A view of technology culture by industry
To some extent, different types of IT cultures are associated with industries combined with the size of a company.
Conservative IT culture. Industries that are very cost-sensitive with slim profit margins tend to be conservative. Retail companies tend to be this way, especially smaller companies. Retail establishments tend to hold onto equipment until they can no longer use it and may have plain old telephone service, as opposed to IP phones. Some manufacturing companies have slim margins, only spending on technology when necessary. Hospitals tend to be conservative in technology investment -- especially IT technology -- as well as smaller transportation and logistics companies.
Moderate IT culture. Law firms tend to be moderate in their view of technology. While they have better profit margins, they generally view technology as a cost to be avoided, versus to something that enables new capabilities. This is true for many service firms, where the service itself isn't technology centric.
Aggressive IT culture. Industries that tend to be aggressive in their technology investments include pharmaceutical companies. They see a great advantage in technology, but also must adhere to regulatory frameworks, which leads to strict justifications for technology investments and thoroughly thought-out use cases.
Leading-edge or bleeding-edge IT culture. Companies at the edge see technology as critical to business. Investment banking is one industry. They have high profit margins and will adopt new technologies and algorithms to get any analytical advantage over competition. Oil and gas exploration firms also invest aggressively in new technology, searching for novel methods to identify the next energy source, as well as new extraction techniques. Because of the need for innovation, IT is generally given wide latitude to support company goals, which includes the capital to support this innovation.
Business case examples in different IT cultures
Understanding the culture of your company can help you understand which technologies the CEO is most likely to approve and how to make a good business case for a particular technology. Here are a few examples.
Conservative IT culture. For conservative companies, business cases focus on cost avoidance, then cost savings. A typical conservative business case is upgrading to a new operating system (OS), because the vendor doesn't support the old OS. A conservative company upgrades these systems when it doesn't have a choice.
Moderate IT culture.
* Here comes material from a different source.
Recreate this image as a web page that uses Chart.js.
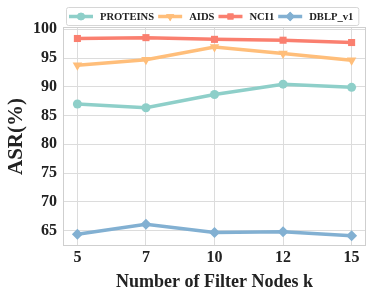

Moderate culture companies may choose to outsource servers to a managed colocation service. They cannot afford the staff to design and build new server systems as they grow, and their building doesn't have redundant power. They see colocation as a less expensive alternative to building their own redundant power. In this case, investing in data center colocation is cheaper than building their own dedicated facility.
Aggressive IT culture. The aggressive company sees clear business advantage in applying technology. Managed service companies will justify adding event correlation and advanced security analysis tools, which allow them to handle more customers without adding staff.
Leading-edge or bleeding-edge IT culture. Leading edge financial service companies will spend millions on new computers and computing algorithms to find ways to identify fraud more quickly and for financial analysis to optimize investment portfolios.